A core part of an Active Record based architecture is some kind of Data Access Layer that does Object Relational Mapping (ORM). Everyone writes their own one of these, and that's the main point of this post; you shouldn't need to do this. If you are like the majority of my clients, your application features thousands of lovingly hand crafted lines of code like this:


These hand written data access layers are the commonest source of bugs in most business applications. There are several reasons for this, the most obvious being that there are hand coded string literals representing stored procedure names, stored procedure parameter names and column names. People do use an  enumeration instead of the string literal column names, mainly for performance reasons, but it doesn't stop the enumeration and the stored proc select statement's columns getting out of sync. There's also the overhead of matching up the SQL Server types to .net types and dealing with null values.  But the worst offense of all is the tedium and the waste of time. Writing and maintaining these Data Access Layers is the programmer's equivalent of Dante's inner ring of hell, and you don't have to do it.

If you're like me, you resent any kind of repetitive coding that the computer could do just as easily, but much much faster and more accurately. At some time in your career you've probably written a little program that queries the database schema and generates your Active Record classes and Data Access Layer. Yes, I've done this twice, once back in the days of Visual Basic client server systems and more recently for .NET. The second attempt got quite sophisticated, handling object graphs and change tracking, but I never really got it to the stage of a real Data Access Framework, one that could look after all my persistence needs. I used it to generate the bulk of the code and then hand coded the tricky bits, such as complex queries and relationships. I'm not the only one who's been  down this road, a whole army of very clever people, cleverer than you or me, have devoted large amounts of time to this problem, which is great because it means that you and me don't have to bother any more. These tools are now robust and mature enough that it's more risky to do it yourself than use one of them.
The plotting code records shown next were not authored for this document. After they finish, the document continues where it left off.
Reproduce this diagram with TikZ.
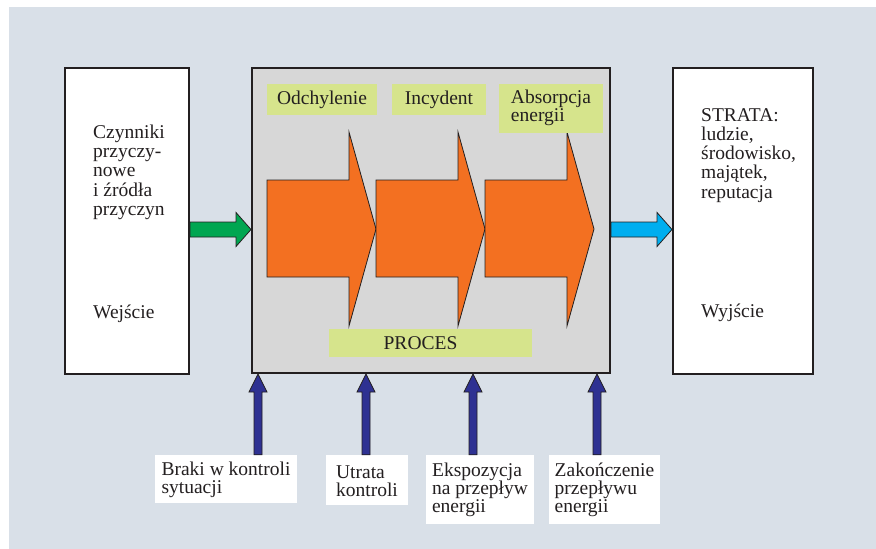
\documentclass[tikz,border=0pt]{standalone}
\usepackage{fontspec}
\setmainfont{Liberation Serif}
\usetikzlibrary{calc}
\definecolor{tlo}{RGB}{217,224,232}
\definecolor{szary}{RGB}{215,215,215}
\definecolor{zolty}{RGB}{214,228,140}
\definecolor{pomar}{RGB}{243,112,33}
\definecolor{ziel}{RGB}{0,166,81}
\definecolor{cyjan}{RGB}{0,174,239}
\definecolor{granat}{RGB}{46,49,146}
\definecolor{kontur}{RGB}{35,31,32}

\begin{document}
\begin{tikzpicture}[x=1pt,y=-1pt,
  every node/.style={inner sep=0pt,text=kontur,font=\rmfamily\fontsize{19.5}{19.25}\selectfont},
  box/.style={draw=kontur,line width=2pt},
  etykieta/.style={fill=zolty,align=left},
  opis/.style={fill=white,align=left,font=\rmfamily\fontsize{19.5}{18}\selectfont},
  gruba/.style={draw=kontur,line width=0.8pt,line join=miter}]
\useasboundingbox (0,0) rectangle (876,549);
\fill[white] (0,0) rectangle (876,549);
\fill[tlo] (9,7) rectangle (876,549);
% bloki
\node[box,fill=white,minimum width=124,minimum height=306] (wej) at (127,221) {};
\node[box,fill=szary,minimum width=358,minimum height=305] (proc) at (431,220.5) {};
\node[box,fill=white,minimum width=140,minimum height=306] (wyj) at (743,221) {};
\node[anchor=north west,align=left] (przyczyny) at (93,124.7) {Czynniki\\przyczy-\\nowe\\i źródła\\przyczyn};
\node[anchor=base west] (wejscie) at (93,318) {Wejście};
\node[anchor=north west,align=left] (strata) at (701,108) {STRATA:\\ludzie,\\środowisko,\\majątek,\\reputacja};
\node[anchor=base west] (wyjscie) at (701,317) {Wyjście};
% strzalki procesu
\foreach \l in {267,376,485}
  \draw[gruba,fill=pomar] (\l,180) -- (\l+82,180) -- (\l+82,132) -- (\l+109,229) -- (\l+82,326) -- (\l+82,277) -- (\l,277) -- cycle;
\node[etykieta,minimum width=110,minimum height=31] (odchylenie) at (322,99.5) {Odchylenie};
\node[etykieta,minimum width=94,minimum height=31] (incydent) at (439,99.5) {Incydent};
\node[etykieta,minimum width=104,minimum height=49] (absorpcja) at (551,108.5) {\raisebox{-1.5pt}{\begin{tabular}{@{}l@{}}Absorpcja\\[-0.75pt]energii\end{tabular}}};
\node[etykieta,minimum width=203,minimum height=28] (proces) at (430.5,343) {PROCES\hspace{20pt}};
% wejscie i wyjscie
\coordinate (g0) at (wej.east |- 0,229.5);
\coordinate (g1) at (proc.west |- 0,229.5);
\draw[gruba,fill=ziel] ($(g0)+(0,-7.5)$) -- ($(g1)+(-15,-7.5)$) -- ($(g1)+(-15,-17)$) -- (g1) -- ($(g1)+(-15,17)$) -- ($(g1)+(-15,7.5)$) -- ($(g0)+(0,7.5)$) -- cycle;
\coordinate (c0) at (proc.east |- 0,229.5);
\coordinate (c1) at (wyj.west |- 0,229.5);
\draw[gruba,fill=cyjan] ($(c0)+(0,-7.5)$) -- ($(c1)+(-15,-7.5)$) -- ($(c1)+(-15,-17)$) -- (c1) -- ($(c1)+(-15,17)$) -- ($(c1)+(-15,7.5)$) -- ($(c0)+(0,7.5)$) -- cycle;
% czynniki od dolu
\node[opis,minimum width=142,minimum height=48] (braki) at (226,479) {Braki w kontroli\\sytuacji\vspace{-2pt}};
\node[opis,minimum width=82,minimum height=50] (utrata) at (367,480) {Utrata\\kontroli\vspace{-2pt}};
\node[opis,minimum width=108,minimum height=69] (ekspozycja) at (480,489.5) {Ekspozycja\\na przepływ\\energii};
\node[opis,minimum width=111,minimum height=69] (zakonczenie) at (604.5,489.5) {Zakończenie\\przepływu\\energii};
\foreach \n/\x in {braki/258,utrata/366,ekspozycja/473,zakonczenie/597}{
  \coordinate (pocz) at (\n.north -| \x,0);
  \coordinate (kon) at (proc.south -| \x,0);
  \draw[gruba,fill=granat] ($(pocz)+(-4,0)$) -- ($(kon)+(-4,18)$) -- ($(kon)+(-9,18)$) -- (kon) -- ($(kon)+(9,18)$) -- ($(kon)+(4,18)$) -- ($(pocz)+(4,0)$) -- cycle;
}
\end{tikzpicture}
\end{document}
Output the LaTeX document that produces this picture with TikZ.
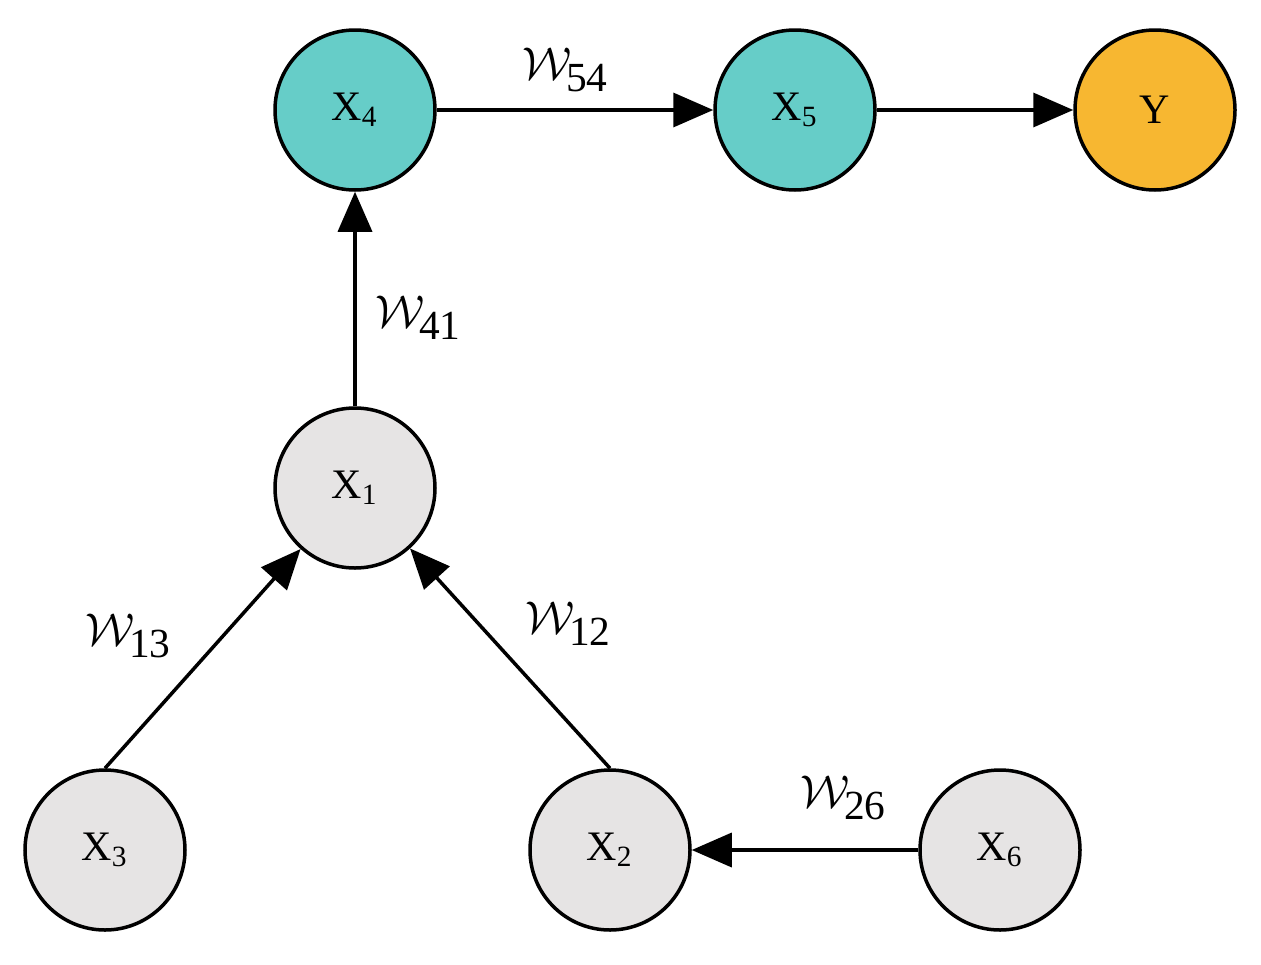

But how  do you choose which one to use? There are two basic approaches, code generators and runtime ORM engines. Code generators, like mine, are the easiest to create, so there are more of them out there. Runtime ORM engines are a much trickier engineering problem but they will probably win in the end because they're easier to use for the end developer. Amongst the code generators, the ones I hear of the most are various Code Smith templates like net tiers, LLBLgen by Frans Bouma who's also a very active participant in community discussions around ORM, Subsonic which is attempting to be a Rails for .net, and Microsoft's very own Guidance Automation Toolkits. All are well regarded and you probably wouldn't go too far wrong with choosing any of them.

Among the runtime ORM engines, I hear NHibernate mentioned more than anything else. Hibernate is huge in the Java world so the NHibernate port has plenty of real world experience to fall back on. It's been used in a number of large scale projects and is the core of the Castle project's ActiveRecord rails-a-like data access solution. I haven't used it in anger, but my few experiments with it have been quite fun.

I haven't mentioned the elephant in the room yet, that's LINQ to SQL coming with .net 3.5. Microsoft have taken a long time to join the ORM party. A couple of years ago there was much talk of ObjectSpaces a Hibernate style ORM tool that never saw the light of  day. LINQ is a very elegant attempt to integrate declarative query style syntax into imperative .net languages like C#. LINQ to SQL makes good use of it, especially, as you'd expect, with its query syntax. In other ways LINQ to SQL is very much a traditional ORM mapper along the lines of Hibernate, it features some code generation tools to create your Active Record objects, a runtime ORM mapper that creates SQL on the fly, identity management and lazy loading; all the features you'd expect. If you're starting a new project and you're prepared to risk using the beta of Visual Studio 2008 then I would choose LINQ to SQL in favor of any of the other alternatives, not least because it's what everyone will be using in a couple of years time.


Adam V. said...

The link to the .png isn't working (I'm getting "forbidden".)

Mike Hadlow said...

Hi Adam. Thanks, it seems to have happened since I changed my blog to have its own domain name 'coderant.net'. Now all the images don't work :(

Mike Hadlow said...

The answer for now is to abandon the custom domain and move back to mikehadlow.blogspot.com. Shame but at least the images are back.

Slevdi said...

There are *too many* ORMs out there. I want to choose the easiset one to use for now, but be able to swap in different ones at runtime. E.g. I might develop using fakes or mocks, do integration tests with NHibernate or EasyObjects, then next year decide I need the MS Entity Framework when it arrives, LLBGEN Pro or even the awsome Deklarit for some/all of my live projects.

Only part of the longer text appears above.